This story originally appeared in “Malofiej 24,” published by the Spanish Chapter of the Society for News Design (SNDE).
“It is a singular truth that the mere shadowy image of a building is likely to have a longer term of existence than the piled brick and mortar of a building. Should posterity know where the proud structure stood, it will be indebted for its knowledge to the woodcut.”
—attributed to Nathaniel Hawthorne, 1836, quoted in “Low Life” by Luc Sante.
It’s a simple line chart, the kind you can make using Excel in about a minute, but for its time it might as well have been from another planet.
On Saturday, Sept. 29, 1849, The New York Tribune published on its front page a line chart tracking the deaths in New York City from the cholera epidemic that summer. It used techniques that would become common decades later, but were, for the time being, at the bleeding edge of visual data journalism. And, until now, it was forgotten.
The chart is a snapshot of the state of the art of data visualization in news at that moment, and is full of clues that help reveal parts of the hidden history of visual journalism.
Mid–19th century New York was a crowded and filthy place, with most of its half million residents packed like sardines into lower Manhattan. Sanitation was inadequate and street cleaning funds were controlled by corrupt city officials.

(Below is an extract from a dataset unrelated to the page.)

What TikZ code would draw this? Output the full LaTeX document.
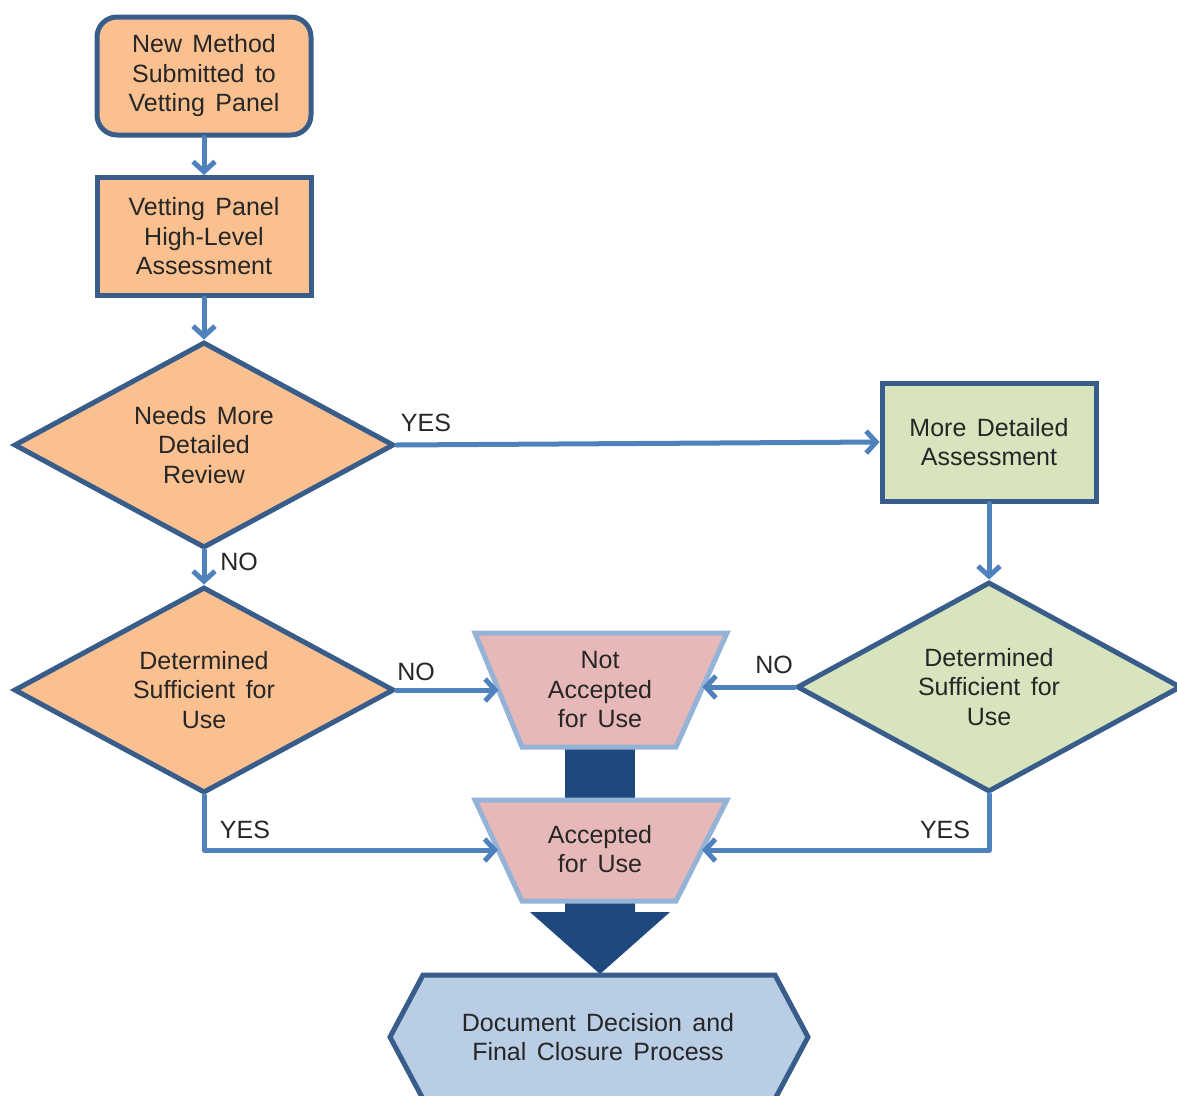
\documentclass[tikz,border=0pt]{standalone}
\usepackage{fontspec}
\setmainfont{Liberation Sans}[WordSpace=1.5]
\usetikzlibrary{shapes.geometric,arrows.meta}
\definecolor{peach}{HTML}{FAC090}
\definecolor{bord}{HTML}{385D8A}
\definecolor{sage}{HTML}{D7E4BD}
\definecolor{rose}{HTML}{E6B9B8}
\definecolor{trapbord}{HTML}{95B3D7}
\definecolor{navy}{HTML}{1F497D}
\definecolor{hexfill}{HTML}{B9CDE5}
\definecolor{conn}{HTML}{4F81BD}
\definecolor{txt}{HTML}{262626}
\begin{document}
\begin{tikzpicture}[x=1pt,y=-1pt,
  txtfont/.style={font=\fontsize{25}{29.5}\selectfont, text=txt, align=center},
  procbox/.style={rectangle, draw=bord, line width=5pt, fill=peach, minimum width=214pt, minimum height=118pt, inner sep=0pt, txtfont},
  roundbox/.style={procbox, rounded corners=20pt},
  greenbox/.style={procbox, fill=sage},
  decision/.style={diamond, aspect=2, draw=bord, line width=5pt, fill=peach, minimum width=380pt, minimum height=206pt, inner sep=0pt, txtfont},
  greendecision/.style={decision, fill=sage},
  trapshape/.style={draw=trapbord, line width=5pt, fill=rose, line join=miter},
  hexshape/.style={draw=bord, line width=5pt, fill=hexfill, line join=miter},
  plaintext/.style={inner sep=0pt, txtfont},
  lbl/.style={inner sep=0pt, font=\fontsize{25}{28}\selectfont, text=txt},
  connector/.style={draw=conn, line width=5pt, line cap=round, line join=round, -{Straight Barb[length=10pt,width=22pt]}},
  bigarrow/.style={fill=navy}
]
\useasboundingbox (0,0) rectangle (1177,1095);

% process boxes
\node[roundbox] (start) at (204,76) {New Method\\Submitted to\\Vetting Panel};
\node[procbox] (hl) at (204,236.5) {Vetting Panel\\High-Level\\Assessment};
\node[decision] (need) at (204,445) {Needs More\\Detailed\\Review};
\node[decision] (suf1) at (204,690) {Determined\\Sufficient for\\Use};
\node[greenbox] (more) at (989,442) {More Detailed\\Assessment};
\node[greendecision, minimum width=384pt, minimum height=210pt] (suf2) at (989,687) {Determined\\Sufficient for\\Use};

% dark connector block between the two outcomes
\fill[bigarrow] (565,744) rectangle (635,803);
\fill[bigarrow] (565,898) -- (565,912) -- (530,912) -- (600,974) -- (670,912) -- (635,912) -- (635,898) -- cycle;

% outcome trapezoids
\path[trapshape] (475,633) -- (727,633) -- (676,747) -- (522,747) -- cycle;
\node[plaintext] (notacc) at (600,690) {Not\\Accepted\\for Use};
\path[trapshape] (475,800) -- (727,800) -- (676,901) -- (522,901) -- cycle;
\node[plaintext] (acc) at (600,849) {Accepted\\for Use};

\coordinate (naW) at (498.5,690);
\coordinate (naE) at (702.5,687);
\coordinate (acW) at (498,850);
\coordinate (acE) at (702,850);

% final hexagon
\path[hexshape] (390,1037) -- (423,975) -- (775,975) -- (808,1037) -- (775,1099) -- (423,1099) -- cycle;
\node[plaintext] (doc) at (598,1037) {Document Decision and\\Final Closure Process};

% connectors
\draw[connector] (start.south) -- (hl.north);
\draw[connector] (hl.south) -- (need.north);
\draw[connector] (need.south) -- (suf1.north);
\draw[connector] (need.east) -- (more.west);
\draw[connector] (more.south) -- (suf2.north);
\draw[connector] (suf1.east) -- (naW);
\draw[connector] (suf2.west) -- (naE);
\draw[connector] (suf1.south) |- (acW);
\draw[connector] (suf2.south) |- (acE);

% labels
\node[lbl] (yes1) at (426,423) {YES};
\node[lbl] (no1) at (239,562) {NO};
\node[lbl] (no2) at (416,672) {NO};
\node[lbl] (no3) at (774,665) {NO};
\node[lbl] (yes2) at (245,830) {YES};
\node[lbl] (yes3) at (945,830) {YES};
\end{tikzpicture}
\end{document}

Medical understanding was also primitive, and disease outbreaks were widespread. Cholera hit big cities worldwide with terrifying regularity. In New York, an 1832 outbreak killed 3,515 of the city’s then 250,000 residents. Doctors only had a vague idea of what caused the disease. It would take five more years for John Snow to make his famous map of the London cholera outbreak around the Broad Street pump, and another 30 years before Robert Koch linked cholera with the Vibrio cholerae bacterium and medicine began to prevent and halt epidemics.